## Data to use
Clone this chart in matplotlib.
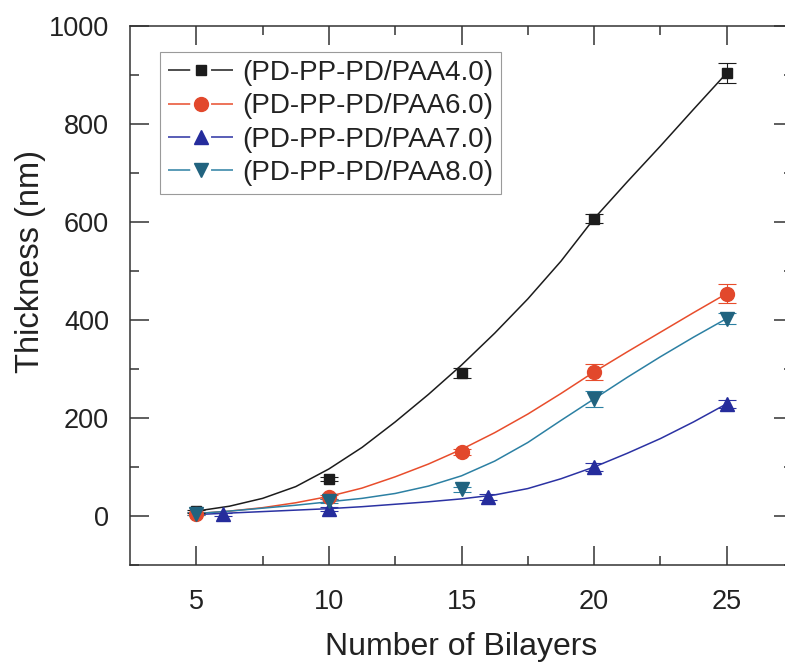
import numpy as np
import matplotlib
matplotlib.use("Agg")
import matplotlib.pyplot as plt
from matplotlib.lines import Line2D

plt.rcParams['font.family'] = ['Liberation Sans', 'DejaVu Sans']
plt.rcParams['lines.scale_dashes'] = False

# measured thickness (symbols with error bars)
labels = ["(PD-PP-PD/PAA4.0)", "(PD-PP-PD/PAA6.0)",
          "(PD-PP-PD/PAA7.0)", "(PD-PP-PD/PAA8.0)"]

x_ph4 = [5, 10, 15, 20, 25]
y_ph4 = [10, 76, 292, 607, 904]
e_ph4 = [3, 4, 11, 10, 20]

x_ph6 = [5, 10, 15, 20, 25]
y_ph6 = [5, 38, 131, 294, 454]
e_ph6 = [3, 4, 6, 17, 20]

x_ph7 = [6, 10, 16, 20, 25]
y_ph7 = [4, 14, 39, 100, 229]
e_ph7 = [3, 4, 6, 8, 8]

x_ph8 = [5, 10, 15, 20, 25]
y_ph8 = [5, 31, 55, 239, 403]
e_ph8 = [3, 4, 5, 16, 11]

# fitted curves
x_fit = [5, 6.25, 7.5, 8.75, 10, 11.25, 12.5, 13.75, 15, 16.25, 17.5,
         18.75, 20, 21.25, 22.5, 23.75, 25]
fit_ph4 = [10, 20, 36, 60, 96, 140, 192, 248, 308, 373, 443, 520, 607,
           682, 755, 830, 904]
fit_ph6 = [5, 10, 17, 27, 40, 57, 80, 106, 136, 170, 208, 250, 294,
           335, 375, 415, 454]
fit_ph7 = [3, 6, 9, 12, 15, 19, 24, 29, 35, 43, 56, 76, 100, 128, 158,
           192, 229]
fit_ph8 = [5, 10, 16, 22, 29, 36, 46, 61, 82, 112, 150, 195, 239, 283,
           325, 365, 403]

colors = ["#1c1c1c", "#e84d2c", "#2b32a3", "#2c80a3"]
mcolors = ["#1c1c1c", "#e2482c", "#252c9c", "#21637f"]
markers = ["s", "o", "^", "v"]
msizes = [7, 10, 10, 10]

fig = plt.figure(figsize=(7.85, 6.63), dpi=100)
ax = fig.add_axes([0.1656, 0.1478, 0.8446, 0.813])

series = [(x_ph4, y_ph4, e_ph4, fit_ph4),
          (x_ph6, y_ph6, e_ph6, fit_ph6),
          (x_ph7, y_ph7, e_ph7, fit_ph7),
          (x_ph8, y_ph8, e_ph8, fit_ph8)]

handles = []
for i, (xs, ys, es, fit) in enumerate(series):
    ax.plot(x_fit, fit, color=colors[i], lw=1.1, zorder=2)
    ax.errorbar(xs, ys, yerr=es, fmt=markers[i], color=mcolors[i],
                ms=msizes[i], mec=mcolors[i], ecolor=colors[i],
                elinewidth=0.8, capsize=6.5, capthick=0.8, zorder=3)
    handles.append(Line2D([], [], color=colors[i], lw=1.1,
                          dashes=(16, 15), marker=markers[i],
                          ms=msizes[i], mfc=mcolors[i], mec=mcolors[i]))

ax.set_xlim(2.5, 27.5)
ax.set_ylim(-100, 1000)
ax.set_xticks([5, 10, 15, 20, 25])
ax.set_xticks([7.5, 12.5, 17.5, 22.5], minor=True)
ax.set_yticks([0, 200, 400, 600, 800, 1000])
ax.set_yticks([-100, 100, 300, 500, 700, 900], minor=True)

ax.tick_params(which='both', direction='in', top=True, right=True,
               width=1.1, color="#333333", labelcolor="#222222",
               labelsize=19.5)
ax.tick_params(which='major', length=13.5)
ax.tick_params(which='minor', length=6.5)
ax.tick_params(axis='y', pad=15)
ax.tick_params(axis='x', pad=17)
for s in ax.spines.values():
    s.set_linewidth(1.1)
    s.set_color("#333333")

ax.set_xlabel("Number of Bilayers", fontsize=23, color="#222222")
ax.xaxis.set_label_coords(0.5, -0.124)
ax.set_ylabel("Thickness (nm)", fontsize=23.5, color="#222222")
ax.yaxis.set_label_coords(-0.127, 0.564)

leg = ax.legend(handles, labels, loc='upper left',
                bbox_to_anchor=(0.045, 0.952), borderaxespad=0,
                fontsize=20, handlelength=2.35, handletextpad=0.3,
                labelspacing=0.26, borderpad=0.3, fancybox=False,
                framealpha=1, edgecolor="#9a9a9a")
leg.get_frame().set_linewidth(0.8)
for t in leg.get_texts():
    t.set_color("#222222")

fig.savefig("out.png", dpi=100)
...
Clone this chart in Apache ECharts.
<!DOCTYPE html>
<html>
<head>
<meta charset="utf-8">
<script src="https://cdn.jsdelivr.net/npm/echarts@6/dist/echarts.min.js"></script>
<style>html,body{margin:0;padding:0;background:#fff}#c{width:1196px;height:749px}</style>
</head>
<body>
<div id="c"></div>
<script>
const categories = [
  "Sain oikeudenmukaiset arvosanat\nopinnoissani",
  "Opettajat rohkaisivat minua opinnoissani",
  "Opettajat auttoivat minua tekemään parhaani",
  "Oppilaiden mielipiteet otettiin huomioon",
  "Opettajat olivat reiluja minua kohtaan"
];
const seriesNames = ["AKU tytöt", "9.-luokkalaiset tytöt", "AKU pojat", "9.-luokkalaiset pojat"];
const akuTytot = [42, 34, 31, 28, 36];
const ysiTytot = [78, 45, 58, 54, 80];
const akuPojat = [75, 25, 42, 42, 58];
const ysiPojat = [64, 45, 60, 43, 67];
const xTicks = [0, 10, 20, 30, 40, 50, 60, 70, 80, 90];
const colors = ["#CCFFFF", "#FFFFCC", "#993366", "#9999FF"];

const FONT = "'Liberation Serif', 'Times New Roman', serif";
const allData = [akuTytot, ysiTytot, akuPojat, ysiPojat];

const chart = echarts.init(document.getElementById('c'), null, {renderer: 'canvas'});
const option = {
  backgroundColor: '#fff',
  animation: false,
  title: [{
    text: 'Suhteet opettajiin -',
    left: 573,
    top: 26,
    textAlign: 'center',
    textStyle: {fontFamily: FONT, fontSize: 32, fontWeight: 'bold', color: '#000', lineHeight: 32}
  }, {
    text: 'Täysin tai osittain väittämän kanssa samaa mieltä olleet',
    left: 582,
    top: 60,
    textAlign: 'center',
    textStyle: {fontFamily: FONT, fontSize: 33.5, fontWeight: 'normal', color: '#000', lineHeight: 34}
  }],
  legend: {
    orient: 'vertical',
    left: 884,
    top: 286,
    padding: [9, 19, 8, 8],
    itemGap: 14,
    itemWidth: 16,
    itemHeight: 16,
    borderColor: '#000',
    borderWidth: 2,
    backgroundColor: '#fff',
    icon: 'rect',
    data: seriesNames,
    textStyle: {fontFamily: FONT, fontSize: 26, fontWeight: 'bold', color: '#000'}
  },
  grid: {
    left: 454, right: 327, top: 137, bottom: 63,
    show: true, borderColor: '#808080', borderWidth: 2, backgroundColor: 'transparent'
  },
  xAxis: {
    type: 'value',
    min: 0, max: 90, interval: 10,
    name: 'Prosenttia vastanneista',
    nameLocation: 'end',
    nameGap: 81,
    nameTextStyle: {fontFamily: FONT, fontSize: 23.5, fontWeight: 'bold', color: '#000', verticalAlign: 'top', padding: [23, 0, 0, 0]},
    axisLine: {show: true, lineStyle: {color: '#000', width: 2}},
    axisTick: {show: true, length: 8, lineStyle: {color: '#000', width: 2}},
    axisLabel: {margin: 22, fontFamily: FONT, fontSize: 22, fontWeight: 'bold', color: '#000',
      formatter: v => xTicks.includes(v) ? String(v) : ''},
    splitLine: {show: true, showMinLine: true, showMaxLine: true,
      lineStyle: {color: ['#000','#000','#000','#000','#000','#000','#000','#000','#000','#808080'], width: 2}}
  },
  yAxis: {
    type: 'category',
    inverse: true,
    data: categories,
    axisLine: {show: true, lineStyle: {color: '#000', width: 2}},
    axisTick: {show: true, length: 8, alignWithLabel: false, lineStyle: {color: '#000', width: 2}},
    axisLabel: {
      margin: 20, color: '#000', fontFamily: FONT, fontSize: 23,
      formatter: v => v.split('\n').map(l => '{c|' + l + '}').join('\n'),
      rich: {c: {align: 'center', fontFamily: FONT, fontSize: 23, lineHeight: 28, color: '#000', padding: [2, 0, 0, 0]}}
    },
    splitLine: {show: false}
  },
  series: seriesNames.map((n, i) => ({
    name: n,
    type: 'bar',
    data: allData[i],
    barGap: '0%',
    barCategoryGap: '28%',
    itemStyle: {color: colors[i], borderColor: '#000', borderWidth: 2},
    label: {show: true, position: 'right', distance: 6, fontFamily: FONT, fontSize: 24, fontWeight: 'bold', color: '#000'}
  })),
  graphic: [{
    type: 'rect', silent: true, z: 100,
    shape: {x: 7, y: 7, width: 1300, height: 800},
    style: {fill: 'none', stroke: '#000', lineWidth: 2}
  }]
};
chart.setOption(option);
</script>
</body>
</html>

## What to work on
Take the stretch from the line containing "Clone this chart in matplotlib." through the line containing "e_ph7 = [3, 4, 6, 8, 8]" and reproduce it exactly, both ends included. Omit the pictures.

## Written answer
Clone this chart in matplotlib.
import numpy as np
import matplotlib
matplotlib.use("Agg")
import matplotlib.pyplot as plt
from matplotlib.lines import Line2D

plt.rcParams['font.family'] = ['Liberation Sans', 'DejaVu Sans']
plt.rcParams['lines.scale_dashes'] = False

# measured thickness (symbols with error bars)
labels = ["(PD-PP-PD/PAA4.0)", "(PD-PP-PD/PAA6.0)",
          "(PD-PP-PD/PAA7.0)", "(PD-PP-PD/PAA8.0)"]

x_ph4 = [5, 10, 15, 20, 25]
y_ph4 = [10, 76, 292, 607, 904]
e_ph4 = [3, 4, 11, 10, 20]

x_ph6 = [5, 10, 15, 20, 25]
y_ph6 = [5, 38, 131, 294, 454]
e_ph6 = [3, 4, 6, 17, 20]

x_ph7 = [6, 10, 16, 20, 25]
y_ph7 = [4, 14, 39, 100, 229]
e_ph7 = [3, 4, 6, 8, 8]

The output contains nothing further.